* Task
Retype the opening lines of the listing below, ending with the line that contains "var c1CyanDrop = [[94, 150], [94, 70]];", and leave out any pictures.
Start of Supplied information
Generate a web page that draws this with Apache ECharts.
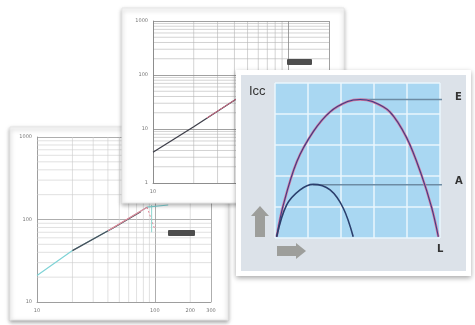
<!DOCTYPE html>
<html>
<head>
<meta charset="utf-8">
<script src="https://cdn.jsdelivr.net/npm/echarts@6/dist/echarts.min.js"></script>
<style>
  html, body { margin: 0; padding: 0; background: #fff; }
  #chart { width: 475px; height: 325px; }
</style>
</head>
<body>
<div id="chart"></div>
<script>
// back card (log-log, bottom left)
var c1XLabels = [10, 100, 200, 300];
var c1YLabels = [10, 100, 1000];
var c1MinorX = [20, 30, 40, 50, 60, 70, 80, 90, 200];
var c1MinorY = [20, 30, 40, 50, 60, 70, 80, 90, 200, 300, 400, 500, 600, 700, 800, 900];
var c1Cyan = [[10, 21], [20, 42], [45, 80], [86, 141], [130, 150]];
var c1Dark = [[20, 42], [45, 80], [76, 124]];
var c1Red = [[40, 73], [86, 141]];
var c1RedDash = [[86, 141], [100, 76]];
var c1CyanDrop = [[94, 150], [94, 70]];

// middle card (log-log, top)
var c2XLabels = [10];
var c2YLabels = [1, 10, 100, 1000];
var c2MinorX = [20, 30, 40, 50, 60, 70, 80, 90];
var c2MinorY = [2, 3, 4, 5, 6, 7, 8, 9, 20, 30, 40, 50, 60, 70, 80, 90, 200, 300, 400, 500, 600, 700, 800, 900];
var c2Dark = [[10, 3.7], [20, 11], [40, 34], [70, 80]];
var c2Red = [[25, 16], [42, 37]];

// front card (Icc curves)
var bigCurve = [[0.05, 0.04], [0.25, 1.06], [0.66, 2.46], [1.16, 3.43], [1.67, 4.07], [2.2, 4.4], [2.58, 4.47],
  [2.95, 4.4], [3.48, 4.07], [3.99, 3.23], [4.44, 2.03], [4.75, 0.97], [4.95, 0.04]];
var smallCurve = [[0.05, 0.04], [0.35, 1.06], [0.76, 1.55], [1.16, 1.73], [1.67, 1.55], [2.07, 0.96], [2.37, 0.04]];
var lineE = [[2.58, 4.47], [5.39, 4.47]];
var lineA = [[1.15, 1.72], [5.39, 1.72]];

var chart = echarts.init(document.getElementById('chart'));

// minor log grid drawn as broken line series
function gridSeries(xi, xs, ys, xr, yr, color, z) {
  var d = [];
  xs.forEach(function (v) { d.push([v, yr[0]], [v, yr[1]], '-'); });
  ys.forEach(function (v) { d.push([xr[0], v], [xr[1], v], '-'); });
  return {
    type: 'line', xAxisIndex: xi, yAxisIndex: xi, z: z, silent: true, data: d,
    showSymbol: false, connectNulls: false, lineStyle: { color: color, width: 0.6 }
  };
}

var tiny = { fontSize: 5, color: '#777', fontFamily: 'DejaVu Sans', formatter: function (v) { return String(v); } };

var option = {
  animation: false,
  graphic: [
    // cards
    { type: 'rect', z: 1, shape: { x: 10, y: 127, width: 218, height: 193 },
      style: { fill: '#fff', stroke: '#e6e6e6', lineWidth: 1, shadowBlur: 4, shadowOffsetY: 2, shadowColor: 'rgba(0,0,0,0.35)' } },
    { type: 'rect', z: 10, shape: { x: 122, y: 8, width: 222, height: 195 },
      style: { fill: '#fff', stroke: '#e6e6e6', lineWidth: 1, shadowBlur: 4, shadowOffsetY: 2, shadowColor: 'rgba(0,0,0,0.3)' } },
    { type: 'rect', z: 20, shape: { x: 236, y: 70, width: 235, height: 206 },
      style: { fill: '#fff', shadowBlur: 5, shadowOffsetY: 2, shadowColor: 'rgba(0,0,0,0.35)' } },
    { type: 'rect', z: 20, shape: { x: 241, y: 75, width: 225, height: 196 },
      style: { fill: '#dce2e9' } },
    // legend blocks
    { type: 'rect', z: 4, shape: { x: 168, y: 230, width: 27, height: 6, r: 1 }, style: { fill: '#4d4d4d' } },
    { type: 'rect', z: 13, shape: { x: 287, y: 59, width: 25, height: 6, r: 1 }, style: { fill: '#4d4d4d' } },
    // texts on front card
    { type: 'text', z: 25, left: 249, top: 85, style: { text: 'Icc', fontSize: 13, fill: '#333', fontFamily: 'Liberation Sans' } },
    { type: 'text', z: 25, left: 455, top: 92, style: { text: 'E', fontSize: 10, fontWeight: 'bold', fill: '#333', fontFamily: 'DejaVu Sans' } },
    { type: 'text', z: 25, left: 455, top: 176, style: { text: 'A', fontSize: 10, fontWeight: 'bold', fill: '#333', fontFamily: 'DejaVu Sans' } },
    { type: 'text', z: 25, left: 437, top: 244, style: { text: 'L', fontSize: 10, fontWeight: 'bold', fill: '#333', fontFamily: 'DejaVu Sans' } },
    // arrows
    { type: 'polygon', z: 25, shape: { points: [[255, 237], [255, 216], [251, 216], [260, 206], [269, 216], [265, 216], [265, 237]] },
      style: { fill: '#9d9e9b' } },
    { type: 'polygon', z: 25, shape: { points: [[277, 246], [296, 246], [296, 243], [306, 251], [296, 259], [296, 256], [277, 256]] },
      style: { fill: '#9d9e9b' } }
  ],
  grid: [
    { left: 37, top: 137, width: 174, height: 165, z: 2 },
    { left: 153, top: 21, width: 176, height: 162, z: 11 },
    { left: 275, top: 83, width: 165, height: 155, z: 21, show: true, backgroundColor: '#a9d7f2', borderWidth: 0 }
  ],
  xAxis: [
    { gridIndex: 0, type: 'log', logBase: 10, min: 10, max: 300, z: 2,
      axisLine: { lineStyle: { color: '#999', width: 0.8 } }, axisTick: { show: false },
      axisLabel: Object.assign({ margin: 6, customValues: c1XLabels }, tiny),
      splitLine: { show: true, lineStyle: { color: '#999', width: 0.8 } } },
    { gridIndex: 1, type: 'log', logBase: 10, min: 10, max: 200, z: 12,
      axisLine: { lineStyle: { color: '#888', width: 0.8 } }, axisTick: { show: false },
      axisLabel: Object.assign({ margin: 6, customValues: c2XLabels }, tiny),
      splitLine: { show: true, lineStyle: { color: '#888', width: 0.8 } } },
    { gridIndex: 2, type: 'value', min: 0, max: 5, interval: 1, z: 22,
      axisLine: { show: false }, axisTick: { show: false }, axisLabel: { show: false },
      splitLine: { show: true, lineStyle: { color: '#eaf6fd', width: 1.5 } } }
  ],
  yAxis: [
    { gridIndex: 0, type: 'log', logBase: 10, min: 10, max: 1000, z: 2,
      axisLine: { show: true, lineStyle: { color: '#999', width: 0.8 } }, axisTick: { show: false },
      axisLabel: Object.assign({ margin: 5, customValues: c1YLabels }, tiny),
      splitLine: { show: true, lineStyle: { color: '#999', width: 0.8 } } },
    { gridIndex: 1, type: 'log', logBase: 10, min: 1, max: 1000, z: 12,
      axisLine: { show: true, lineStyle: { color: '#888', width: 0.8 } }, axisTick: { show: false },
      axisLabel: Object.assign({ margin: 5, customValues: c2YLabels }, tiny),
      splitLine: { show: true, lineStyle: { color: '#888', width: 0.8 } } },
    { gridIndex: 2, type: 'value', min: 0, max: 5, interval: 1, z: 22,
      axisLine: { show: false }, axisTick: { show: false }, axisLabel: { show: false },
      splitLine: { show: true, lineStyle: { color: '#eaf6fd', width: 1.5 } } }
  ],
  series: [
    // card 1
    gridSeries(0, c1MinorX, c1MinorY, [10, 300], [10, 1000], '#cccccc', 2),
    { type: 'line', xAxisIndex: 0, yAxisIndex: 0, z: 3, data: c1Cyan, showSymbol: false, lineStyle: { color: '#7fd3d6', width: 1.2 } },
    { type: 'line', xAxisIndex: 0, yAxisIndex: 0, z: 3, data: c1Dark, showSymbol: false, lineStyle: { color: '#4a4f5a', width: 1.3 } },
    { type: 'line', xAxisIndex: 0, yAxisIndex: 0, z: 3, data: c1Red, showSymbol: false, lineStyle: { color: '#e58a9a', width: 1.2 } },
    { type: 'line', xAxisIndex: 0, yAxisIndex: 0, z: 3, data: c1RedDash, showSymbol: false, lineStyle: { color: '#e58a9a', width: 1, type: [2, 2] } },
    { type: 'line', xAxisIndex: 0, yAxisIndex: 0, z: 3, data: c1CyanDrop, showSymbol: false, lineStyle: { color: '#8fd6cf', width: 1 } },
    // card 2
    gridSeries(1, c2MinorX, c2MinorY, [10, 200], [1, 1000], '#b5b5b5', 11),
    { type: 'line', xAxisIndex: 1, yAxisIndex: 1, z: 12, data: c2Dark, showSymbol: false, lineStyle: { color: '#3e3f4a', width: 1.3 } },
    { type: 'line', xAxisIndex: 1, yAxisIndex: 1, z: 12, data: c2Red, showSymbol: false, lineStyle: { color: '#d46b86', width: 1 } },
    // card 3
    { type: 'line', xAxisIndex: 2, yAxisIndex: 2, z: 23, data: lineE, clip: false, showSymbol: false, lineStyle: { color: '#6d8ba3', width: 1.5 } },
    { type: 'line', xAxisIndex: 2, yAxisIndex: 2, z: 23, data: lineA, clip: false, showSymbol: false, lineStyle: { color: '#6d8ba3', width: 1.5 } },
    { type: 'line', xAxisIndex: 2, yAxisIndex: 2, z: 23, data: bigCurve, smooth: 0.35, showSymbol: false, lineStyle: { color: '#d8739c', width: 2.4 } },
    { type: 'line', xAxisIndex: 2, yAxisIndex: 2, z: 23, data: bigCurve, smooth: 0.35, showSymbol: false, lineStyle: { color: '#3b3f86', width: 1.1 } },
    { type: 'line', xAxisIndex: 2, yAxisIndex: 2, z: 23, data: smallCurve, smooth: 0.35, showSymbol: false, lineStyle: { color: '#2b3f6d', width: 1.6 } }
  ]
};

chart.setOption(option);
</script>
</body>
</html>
End of Supplied information
* Output
Generate a web page that draws this with Apache ECharts.
<!DOCTYPE html>
<html>
<head>
<meta charset="utf-8">
<script src="https://cdn.jsdelivr.net/npm/echarts@6/dist/echarts.min.js"></script>
<style>
  html, body { margin: 0; padding: 0; background: #fff; }
  #chart { width: 475px; height: 325px; }
</style>
</head>
<body>
<div id="chart"></div>
<script>
// back card (log-log, bottom left)
var c1XLabels = [10, 100, 200, 300];
var c1YLabels = [10, 100, 1000];
var c1MinorX = [20, 30, 40, 50, 60, 70, 80, 90, 200];
var c1MinorY = [20, 30, 40, 50, 60, 70, 80, 90, 200, 300, 400, 500, 600, 700, 800, 900];
var c1Cyan = [[10, 21], [20, 42], [45, 80], [86, 141], [130, 150]];
var c1Dark = [[20, 42], [45, 80], [76, 124]];
var c1Red = [[40, 73], [86, 141]];
var c1RedDash = [[86, 141], [100, 76]];
var c1CyanDrop = [[94, 150], [94, 70]];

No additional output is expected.